> [Problem details]
Skip the pictures and quote all of the lines exactly.
--- Dataset extract ---
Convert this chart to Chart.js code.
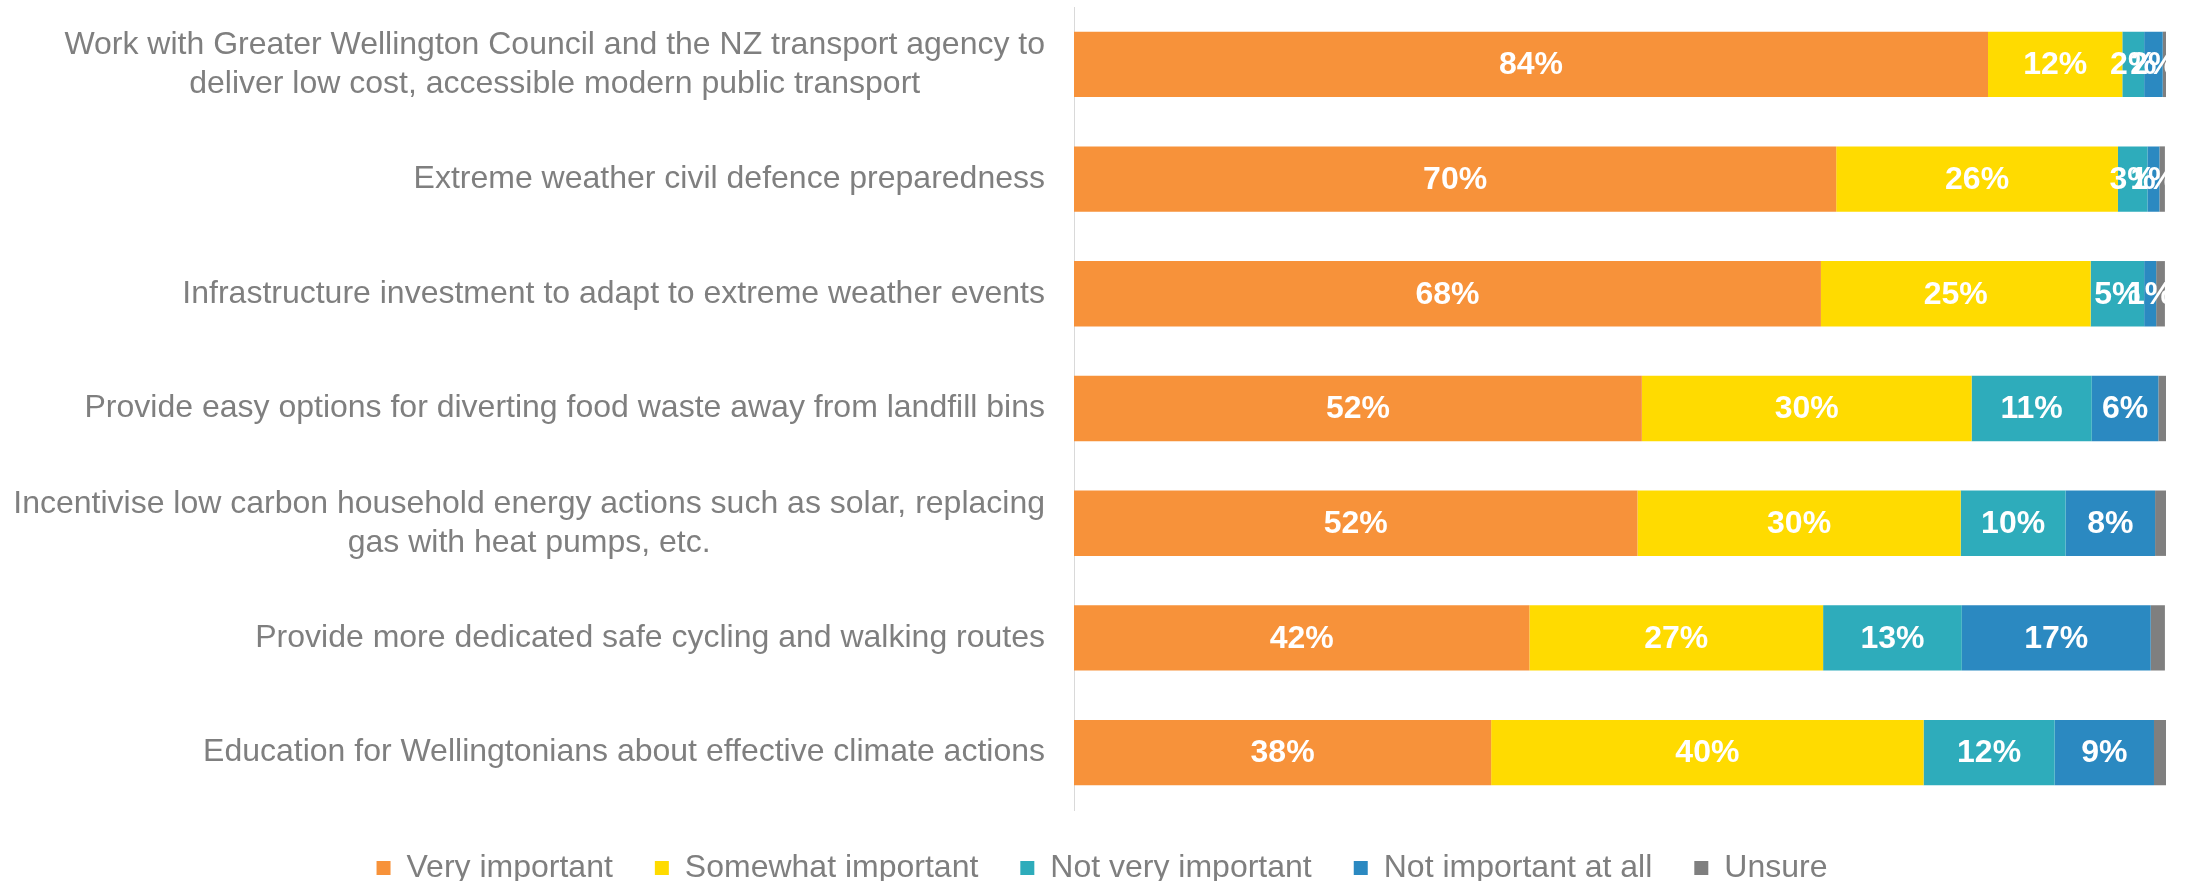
<!DOCTYPE html>
<html>
<head>
<meta charset="utf-8">
<script src="https://cdn.jsdelivr.net/npm/chart.js@4.4.1/dist/chart.umd.min.js"></script>
<style>
    html, body { margin: 0; padding: 0; background: #ffffff; }
    #wrap { width: 2185px; height: 881px; }
</style>
</head>
<body>
<div id="wrap"><canvas id="chart"></canvas></div>
<script>
const categories = [
    ['Work with Greater Wellington Council and the NZ transport agency to', 'deliver low cost, accessible modern public transport'],
    'Extreme weather civil defence preparedness',
    'Infrastructure investment to adapt to extreme weather events',
    'Provide easy options for diverting food waste away from landfill bins',
    ['Incentivise low carbon household energy actions such as solar, replacing', 'gas with heat pumps, etc.'],
    'Provide more dedicated safe cycling and walking routes',
    'Education for Wellingtonians about effective climate actions'
];

const veryImportant = [83.7, 69.8, 68.4, 52.0, 51.6, 41.7, 38.2];
const somewhatImportant = [12.3, 25.8, 24.7, 30.2, 29.6, 26.9, 39.6];
const notVeryImportant = [2.0, 2.7, 4.9, 11.0, 9.6, 12.7, 12.0];
const notImportantAtAll = [1.7, 1.1, 1.1, 6.1, 8.2, 17.3, 9.1];
const unsure = [0.3, 0.5, 0.8, 0.7, 1.0, 1.3, 1.1];

const FONT = '"Liberation Sans", Arial, sans-serif';

// white % labels in the middle of each segment (not for Unsure)
const segmentLabels = {
    id: 'segmentLabels',
    afterDatasetsDraw(chart) {
        const ctx = chart.ctx;
        ctx.save();
        ctx.font = 'bold 32px ' + FONT;
        ctx.fillStyle = '#ffffff';
        ctx.textAlign = 'center';
        ctx.textBaseline = 'middle';
        chart.data.datasets.forEach((ds, i) => {
            if (!ds.showLabels) return;
            chart.getDatasetMeta(i).data.forEach((bar, j) => {
                const x = (bar.x + bar.base) / 2;
                ctx.fillText(Math.round(ds.data[j]) + '%', x, bar.y + 1);
            });
        });
        ctx.restore();
    }
};

// category labels: block right-aligned, lines centred inside the block
const categoryLabels = {
    id: 'categoryLabels',
    afterDraw(chart) {
        const scale = chart.scales.y;
        const ctx = chart.ctx;
        ctx.save();
        ctx.font = '32px ' + FONT;
        ctx.fillStyle = '#7f7f7f';
        ctx.textAlign = 'center';
        ctx.textBaseline = 'middle';
        const right = scale.right - 29;
        categories.forEach((label, i) => {
            const lines = Array.isArray(label) ? label : [label];
            const w = Math.max(...lines.map(l => ctx.measureText(l).width));
            const cx = right - w / 2;
            const yc = scale.getPixelForValue(i);
            lines.forEach((l, k) => {
                ctx.fillText(l, cx, yc + (k - (lines.length - 1) / 2) * 39);
            });
        });
        ctx.restore();
    }
};

const ctx = document.getElementById('chart').getContext('2d');

new Chart(ctx, {
    type: 'bar',
    data: {
        labels: categories,
        datasets: [
            { label: 'Very important', data: veryImportant, backgroundColor: '#f7923a', showLabels: true },
            { label: 'Somewhat important', data: somewhatImportant, backgroundColor: '#ffdb00', showLabels: true },
            { label: 'Not very important', data: notVeryImportant, backgroundColor: '#2eacbb', showLabels: true },
            { label: 'Not important at all', data: notImportantAtAll, backgroundColor: '#2b89c1', showLabels: true },
            { label: 'Unsure', data: unsure, backgroundColor: '#7f7f7f', showLabels: false }
        ]
    },
    options: {
        indexAxis: 'y',
        responsive: true,
        maintainAspectRatio: false,
        animation: false,
        layout: {
            padding: { top: 7, right: 19, bottom: 0, left: 38 }
        },
        datasets: {
            bar: {
                categoryPercentage: 1,
                barPercentage: 0.57,
                borderWidth: 0
            }
        },
        plugins: {
            legend: {
                position: 'bottom',
                maxHeight: 71,
                labels: {
                    color: '#7f7f7f',
                    font: { family: FONT, size: 32 },
                    boxWidth: 14,
                    boxHeight: 14,
                    padding: 42
                }
            },
            tooltip: { enabled: false }
        },
        scales: {
            x: {
                stacked: true,
                min: 0,
                max: 100,
                display: false
            },
            y: {
                stacked: true,
                grid: { display: false },
                border: { display: true, color: '#d9d9d9', width: 1 },
                ticks: { display: false },
                afterFit: function (scale) {
                    scale.width = 1036;
                }
            }
        }
    },
    plugins: [segmentLabels, categoryLabels]
});
</script>
</body>
</html>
---
> [Result below]
Convert this chart to Chart.js code.
<!DOCTYPE html>
<html>
<head>
<meta charset="utf-8">
<script src="https://cdn.jsdelivr.net/npm/chart.js@4.4.1/dist/chart.umd.min.js"></script>
<style>
    html, body { margin: 0; padding: 0; background: #ffffff; }
    #wrap { width: 2185px; height: 881px; }
</style>
</head>
<body>
<div id="wrap"><canvas id="chart"></canvas></div>
<script>
const categories = [
    ['Work with Greater Wellington Council and the NZ transport agency to', 'deliver low cost, accessible modern public transport'],
    'Extreme weather civil defence preparedness',
    'Infrastructure investment to adapt to extreme weather events',
    'Provide easy options for diverting food waste away from landfill bins',
    ['Incentivise low carbon household energy actions such as solar, replacing', 'gas with heat pumps, etc.'],
    'Provide more dedicated safe cycling and walking routes',
    'Education for Wellingtonians about effective climate actions'
];

const veryImportant = [83.7, 69.8, 68.4, 52.0, 51.6, 41.7, 38.2];
const somewhatImportant = [12.3, 25.8, 24.7, 30.2, 29.6, 26.9, 39.6];
const notVeryImportant = [2.0, 2.7, 4.9, 11.0, 9.6, 12.7, 12.0];
const notImportantAtAll = [1.7, 1.1, 1.1, 6.1, 8.2, 17.3, 9.1];
const unsure = [0.3, 0.5, 0.8, 0.7, 1.0, 1.3, 1.1];

const FONT = '"Liberation Sans", Arial, sans-serif';

// white % labels in the middle of each segment (not for Unsure)
const segmentLabels = {
    id: 'segmentLabels',
    afterDatasetsDraw(chart) {
        const ctx = chart.ctx;
        ctx.save();
        ctx.font = 'bold 32px ' + FONT;
        ctx.fillStyle = '#ffffff';
        ctx.textAlign = 'center';
        ctx.textBaseline = 'middle';
        chart.data.datasets.forEach((ds, i) => {
            if (!ds.showLabels) return;
            chart.getDatasetMeta(i).data.forEach((bar, j) => {
                const x = (bar.x + bar.base) / 2;
                ctx.fillText(Math.round(ds.data[j]) + '%', x, bar.y + 1);
            });
        });
        ctx.restore();
    }
};

// category labels: block right-aligned, lines centred inside the block
const categoryLabels = {
    id: 'categoryLabels',
    afterDraw(chart) {
        const scale = chart.scales.y;
        const ctx = chart.ctx;
        ctx.save();
        ctx.font = '32px ' + FONT;
        ctx.fillStyle = '#7f7f7f';
        ctx.textAlign = 'center';
        ctx.textBaseline = 'middle';
        const right = scale.right - 29;
        categories.forEach((label, i) => {
            const lines = Array.isArray(label) ? label : [label];
            const w = Math.max(...lines.map(l => ctx.measureText(l).width));
            const cx = right - w / 2;
            const yc = scale.getPixelForValue(i);
            lines.forEach((l, k) => {
                ctx.fillText(l, cx, yc + (k - (lines.length - 1) / 2) * 39);
            });
        });
        ctx.restore();
    }
};

const ctx = document.getElementById('chart').getContext('2d');

new Chart(ctx, {
    type: 'bar',
    data: {
        labels: categories,
        datasets: [
            { label: 'Very important', data: veryImportant, backgroundColor: '#f7923a', showLabels: true },
            { label: 'Somewhat important', data: somewhatImportant, backgroundColor: '#ffdb00', showLabels: true },
            { label: 'Not very important', data: notVeryImportant, backgroundColor: '#2eacbb', showLabels: true },
            { label: 'Not important at all', data: notImportantAtAll, backgroundColor: '#2b89c1', showLabels: true },
            { label: 'Unsure', data: unsure, backgroundColor: '#7f7f7f', showLabels: false }
        ]
    },
    options: {
        indexAxis: 'y',
        responsive: true,
        maintainAspectRatio: false,
        animation: false,
        layout: {
            padding: { top: 7, right: 19, bottom: 0, left: 38 }
        },
        datasets: {
            bar: {
                categoryPercentage: 1,
                barPercentage: 0.57,
                borderWidth: 0
            }
        },
        plugins: {
            legend: {
                position: 'bottom',
                maxHeight: 71,
                labels: {
                    color: '#7f7f7f',
                    font: { family: FONT, size: 32 },
                    boxWidth: 14,
                    boxHeight: 14,
                    padding: 42
                }
            },
            tooltip: { enabled: false }
        },
        scales: {
            x: {
                stacked: true,
                min: 0,
                max: 100,
                display: false
            },
            y: {
                stacked: true,
                grid: { display: false },
                border: { display: true, color: '#d9d9d9', width: 1 },
                ticks: { display: false },
                afterFit: function (scale) {
                    scale.width = 1036;
                }
            }
        }
    },
    plugins: [segmentLabels, categoryLabels]
});
</script>
</body>
</html>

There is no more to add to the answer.